Source code of charts:
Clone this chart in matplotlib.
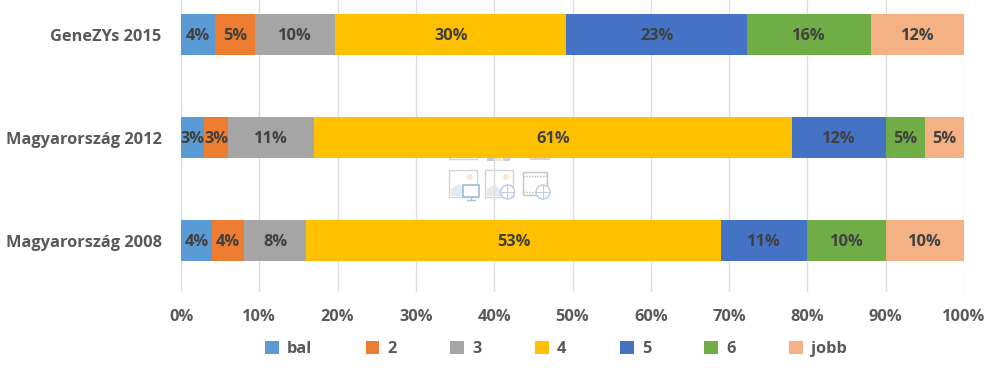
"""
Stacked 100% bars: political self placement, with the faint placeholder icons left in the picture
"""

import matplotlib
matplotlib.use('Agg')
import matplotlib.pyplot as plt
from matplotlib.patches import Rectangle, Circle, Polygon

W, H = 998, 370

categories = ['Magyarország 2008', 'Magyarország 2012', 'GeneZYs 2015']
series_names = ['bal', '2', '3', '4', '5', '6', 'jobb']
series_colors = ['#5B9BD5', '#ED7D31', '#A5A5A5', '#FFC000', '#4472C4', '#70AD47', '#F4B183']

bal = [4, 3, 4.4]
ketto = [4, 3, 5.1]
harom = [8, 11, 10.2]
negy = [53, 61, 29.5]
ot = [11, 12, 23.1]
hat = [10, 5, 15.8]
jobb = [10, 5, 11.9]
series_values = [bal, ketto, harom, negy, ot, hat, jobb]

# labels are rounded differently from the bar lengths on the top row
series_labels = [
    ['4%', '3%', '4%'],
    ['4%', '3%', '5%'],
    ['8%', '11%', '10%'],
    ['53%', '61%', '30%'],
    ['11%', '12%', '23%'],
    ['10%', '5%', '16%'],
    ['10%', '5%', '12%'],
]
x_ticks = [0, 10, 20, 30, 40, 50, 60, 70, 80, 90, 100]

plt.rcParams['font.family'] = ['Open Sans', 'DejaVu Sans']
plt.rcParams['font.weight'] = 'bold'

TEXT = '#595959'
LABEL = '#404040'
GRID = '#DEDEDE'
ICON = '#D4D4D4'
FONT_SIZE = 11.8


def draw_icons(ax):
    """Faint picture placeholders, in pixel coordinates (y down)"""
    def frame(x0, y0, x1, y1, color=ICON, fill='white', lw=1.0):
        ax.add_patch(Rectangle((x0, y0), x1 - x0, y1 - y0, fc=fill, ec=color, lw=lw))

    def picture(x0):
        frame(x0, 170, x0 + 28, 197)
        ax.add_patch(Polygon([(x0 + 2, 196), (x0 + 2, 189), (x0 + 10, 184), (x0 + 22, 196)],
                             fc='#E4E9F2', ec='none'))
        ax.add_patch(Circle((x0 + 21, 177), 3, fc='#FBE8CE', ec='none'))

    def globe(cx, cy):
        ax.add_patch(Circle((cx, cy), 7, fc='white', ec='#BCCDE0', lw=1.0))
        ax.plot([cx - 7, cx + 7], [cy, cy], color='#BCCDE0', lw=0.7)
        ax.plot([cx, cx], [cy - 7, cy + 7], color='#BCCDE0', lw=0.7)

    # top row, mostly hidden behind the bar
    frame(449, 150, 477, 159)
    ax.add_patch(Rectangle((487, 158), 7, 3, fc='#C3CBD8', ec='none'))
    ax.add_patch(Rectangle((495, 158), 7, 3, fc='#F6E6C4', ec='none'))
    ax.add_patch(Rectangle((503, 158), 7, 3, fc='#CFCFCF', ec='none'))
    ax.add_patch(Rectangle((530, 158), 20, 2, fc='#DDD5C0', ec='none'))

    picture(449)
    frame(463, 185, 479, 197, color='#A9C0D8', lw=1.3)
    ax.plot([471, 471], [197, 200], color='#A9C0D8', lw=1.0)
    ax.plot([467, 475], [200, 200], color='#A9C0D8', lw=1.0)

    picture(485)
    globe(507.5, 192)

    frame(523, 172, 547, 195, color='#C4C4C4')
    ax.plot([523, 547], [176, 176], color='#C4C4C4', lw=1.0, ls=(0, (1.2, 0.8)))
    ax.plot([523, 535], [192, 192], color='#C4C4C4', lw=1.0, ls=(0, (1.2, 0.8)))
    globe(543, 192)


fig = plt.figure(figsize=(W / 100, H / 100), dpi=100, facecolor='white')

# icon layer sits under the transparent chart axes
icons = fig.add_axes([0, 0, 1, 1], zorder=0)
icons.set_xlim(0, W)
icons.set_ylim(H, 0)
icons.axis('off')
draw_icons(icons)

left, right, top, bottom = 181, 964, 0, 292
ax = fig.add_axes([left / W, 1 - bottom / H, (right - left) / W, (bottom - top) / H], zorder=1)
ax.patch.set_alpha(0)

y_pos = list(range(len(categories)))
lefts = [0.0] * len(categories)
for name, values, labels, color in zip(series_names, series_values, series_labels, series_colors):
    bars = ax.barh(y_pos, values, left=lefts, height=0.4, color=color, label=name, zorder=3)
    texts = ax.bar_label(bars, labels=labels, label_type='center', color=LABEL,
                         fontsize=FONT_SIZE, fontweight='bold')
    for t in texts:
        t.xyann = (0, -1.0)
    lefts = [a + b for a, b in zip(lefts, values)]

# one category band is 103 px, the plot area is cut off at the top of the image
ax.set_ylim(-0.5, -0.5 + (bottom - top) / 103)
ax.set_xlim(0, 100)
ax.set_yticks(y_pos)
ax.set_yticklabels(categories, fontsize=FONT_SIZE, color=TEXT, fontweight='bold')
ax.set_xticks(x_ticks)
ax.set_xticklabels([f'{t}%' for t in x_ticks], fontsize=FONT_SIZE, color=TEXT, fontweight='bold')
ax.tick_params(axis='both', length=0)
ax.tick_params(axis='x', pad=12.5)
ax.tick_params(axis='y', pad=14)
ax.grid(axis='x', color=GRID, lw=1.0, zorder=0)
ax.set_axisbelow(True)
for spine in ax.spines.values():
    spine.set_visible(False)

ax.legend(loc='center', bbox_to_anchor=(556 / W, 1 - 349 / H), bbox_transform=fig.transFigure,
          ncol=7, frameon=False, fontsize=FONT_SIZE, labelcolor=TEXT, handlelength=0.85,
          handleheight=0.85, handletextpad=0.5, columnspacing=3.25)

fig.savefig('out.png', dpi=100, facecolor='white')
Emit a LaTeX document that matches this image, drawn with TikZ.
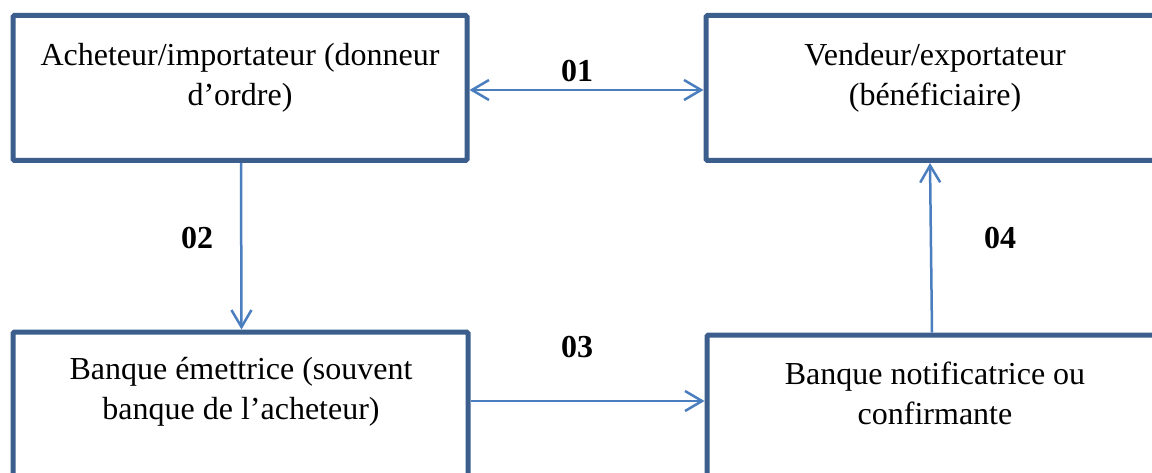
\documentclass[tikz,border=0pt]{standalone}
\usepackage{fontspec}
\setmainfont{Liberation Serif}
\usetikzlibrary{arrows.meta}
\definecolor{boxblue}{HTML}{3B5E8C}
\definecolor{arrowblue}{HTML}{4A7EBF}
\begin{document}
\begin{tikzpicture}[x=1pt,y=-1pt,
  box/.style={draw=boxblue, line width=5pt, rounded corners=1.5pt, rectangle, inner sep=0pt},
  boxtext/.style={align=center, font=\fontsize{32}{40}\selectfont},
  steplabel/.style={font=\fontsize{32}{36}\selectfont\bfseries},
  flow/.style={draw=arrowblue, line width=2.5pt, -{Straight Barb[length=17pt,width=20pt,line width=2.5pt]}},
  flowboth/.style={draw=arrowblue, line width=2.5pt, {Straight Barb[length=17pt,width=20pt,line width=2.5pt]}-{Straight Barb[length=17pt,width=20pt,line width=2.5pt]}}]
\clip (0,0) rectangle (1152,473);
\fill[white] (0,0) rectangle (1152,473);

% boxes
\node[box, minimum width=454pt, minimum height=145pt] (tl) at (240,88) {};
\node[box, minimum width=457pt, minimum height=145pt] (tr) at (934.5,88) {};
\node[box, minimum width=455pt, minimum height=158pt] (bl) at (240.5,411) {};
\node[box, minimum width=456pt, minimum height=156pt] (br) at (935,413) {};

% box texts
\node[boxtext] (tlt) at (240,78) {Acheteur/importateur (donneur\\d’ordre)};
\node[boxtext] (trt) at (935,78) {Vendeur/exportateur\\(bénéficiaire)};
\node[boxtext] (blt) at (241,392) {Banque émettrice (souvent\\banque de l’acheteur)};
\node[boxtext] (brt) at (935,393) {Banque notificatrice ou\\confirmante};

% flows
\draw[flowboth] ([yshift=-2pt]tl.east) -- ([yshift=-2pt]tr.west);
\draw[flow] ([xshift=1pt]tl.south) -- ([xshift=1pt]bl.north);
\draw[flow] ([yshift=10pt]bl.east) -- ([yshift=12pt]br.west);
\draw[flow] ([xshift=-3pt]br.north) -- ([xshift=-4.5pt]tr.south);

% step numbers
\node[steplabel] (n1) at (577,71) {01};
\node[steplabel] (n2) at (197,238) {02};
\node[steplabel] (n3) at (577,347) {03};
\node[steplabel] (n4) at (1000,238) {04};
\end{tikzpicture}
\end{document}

...

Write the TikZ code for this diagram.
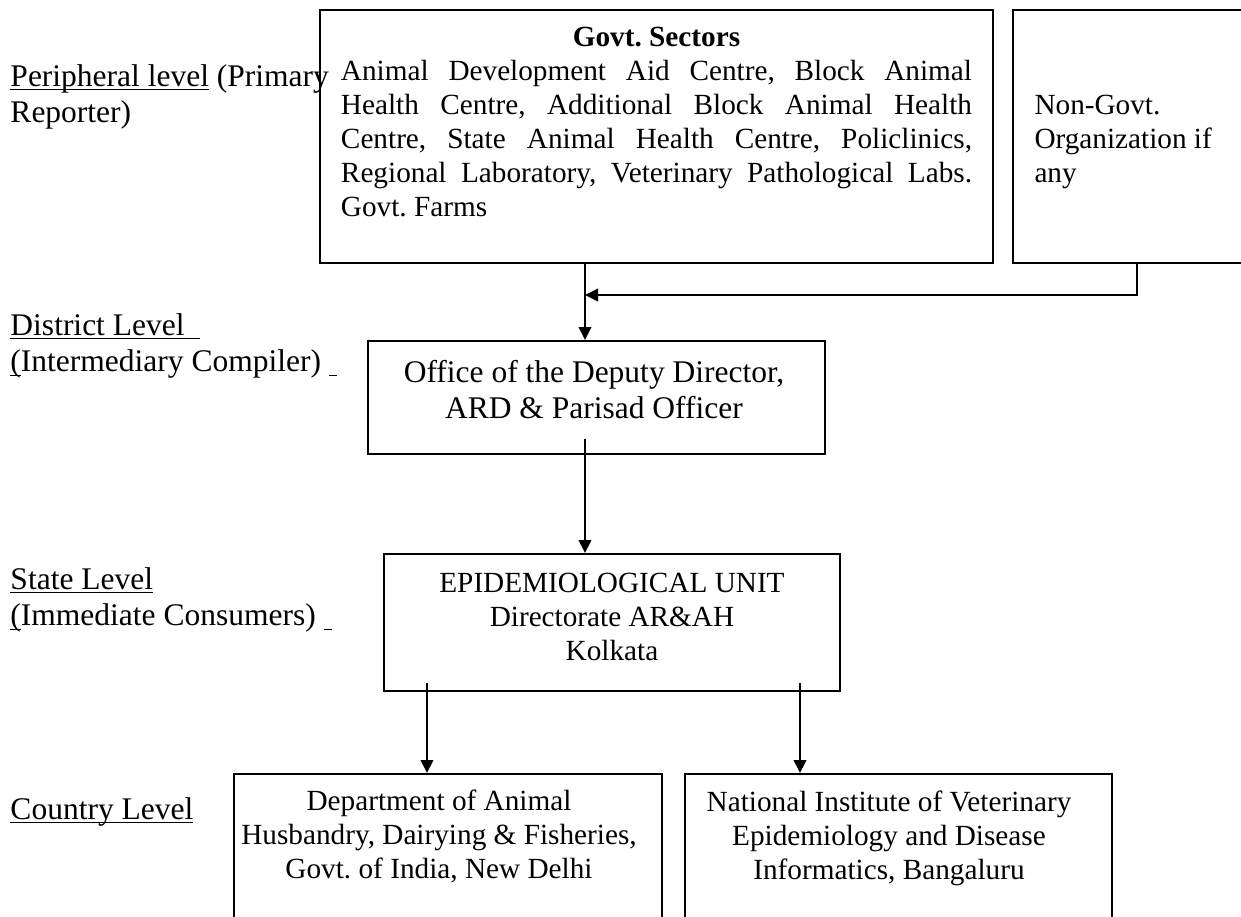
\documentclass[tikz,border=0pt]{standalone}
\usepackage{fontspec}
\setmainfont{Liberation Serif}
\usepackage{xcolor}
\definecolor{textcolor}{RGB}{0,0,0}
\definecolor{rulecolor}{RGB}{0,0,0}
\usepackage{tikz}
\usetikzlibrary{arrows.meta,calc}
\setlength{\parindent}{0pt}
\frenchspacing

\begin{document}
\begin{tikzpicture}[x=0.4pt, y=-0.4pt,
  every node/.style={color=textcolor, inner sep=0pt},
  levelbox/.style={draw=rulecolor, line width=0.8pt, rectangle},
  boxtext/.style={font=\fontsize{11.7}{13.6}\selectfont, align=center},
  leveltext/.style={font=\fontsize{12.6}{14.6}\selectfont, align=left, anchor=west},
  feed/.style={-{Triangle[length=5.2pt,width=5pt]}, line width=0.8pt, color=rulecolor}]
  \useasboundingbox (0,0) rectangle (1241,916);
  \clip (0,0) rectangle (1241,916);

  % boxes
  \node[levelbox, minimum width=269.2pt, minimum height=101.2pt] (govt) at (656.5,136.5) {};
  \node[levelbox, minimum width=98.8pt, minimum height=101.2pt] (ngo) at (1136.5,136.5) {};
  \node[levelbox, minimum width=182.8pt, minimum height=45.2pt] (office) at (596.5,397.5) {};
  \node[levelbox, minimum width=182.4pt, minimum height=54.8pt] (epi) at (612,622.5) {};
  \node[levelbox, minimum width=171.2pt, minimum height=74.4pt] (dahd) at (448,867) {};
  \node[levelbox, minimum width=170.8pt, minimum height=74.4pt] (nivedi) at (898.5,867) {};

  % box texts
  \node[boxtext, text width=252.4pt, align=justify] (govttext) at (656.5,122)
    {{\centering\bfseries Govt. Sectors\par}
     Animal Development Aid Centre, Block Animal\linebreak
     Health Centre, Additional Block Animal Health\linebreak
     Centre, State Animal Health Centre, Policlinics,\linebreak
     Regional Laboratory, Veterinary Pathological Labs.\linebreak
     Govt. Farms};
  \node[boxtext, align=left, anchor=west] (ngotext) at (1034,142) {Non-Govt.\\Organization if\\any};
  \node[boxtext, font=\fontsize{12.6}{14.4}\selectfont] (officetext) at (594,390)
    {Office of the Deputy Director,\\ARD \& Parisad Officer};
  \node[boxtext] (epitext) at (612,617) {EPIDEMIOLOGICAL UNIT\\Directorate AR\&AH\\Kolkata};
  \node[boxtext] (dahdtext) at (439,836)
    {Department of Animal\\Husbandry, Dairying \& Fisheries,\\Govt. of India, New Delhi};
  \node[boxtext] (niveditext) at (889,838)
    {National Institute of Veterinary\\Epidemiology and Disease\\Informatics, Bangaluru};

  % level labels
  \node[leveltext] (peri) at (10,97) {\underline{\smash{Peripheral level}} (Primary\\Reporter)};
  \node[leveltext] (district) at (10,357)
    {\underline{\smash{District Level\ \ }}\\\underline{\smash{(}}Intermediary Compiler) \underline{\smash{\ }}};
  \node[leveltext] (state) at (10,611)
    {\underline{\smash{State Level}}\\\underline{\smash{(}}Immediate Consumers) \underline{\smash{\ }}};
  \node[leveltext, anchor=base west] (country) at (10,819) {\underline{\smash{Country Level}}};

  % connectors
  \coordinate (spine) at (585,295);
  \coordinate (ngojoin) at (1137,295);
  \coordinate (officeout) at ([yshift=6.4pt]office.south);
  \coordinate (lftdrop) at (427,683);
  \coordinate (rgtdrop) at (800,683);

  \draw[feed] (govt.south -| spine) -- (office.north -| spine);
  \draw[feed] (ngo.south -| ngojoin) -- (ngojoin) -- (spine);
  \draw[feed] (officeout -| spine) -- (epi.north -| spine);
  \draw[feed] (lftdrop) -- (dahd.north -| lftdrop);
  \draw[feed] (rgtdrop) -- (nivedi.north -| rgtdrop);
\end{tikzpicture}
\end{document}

Problem requirements: Find "with". Copy every line it occurs in.

The result:
Stacked 100% bars: political self placement, with the faint placeholder icons left in the picture
Emit a LaTeX document that matches this image, drawn with TikZ.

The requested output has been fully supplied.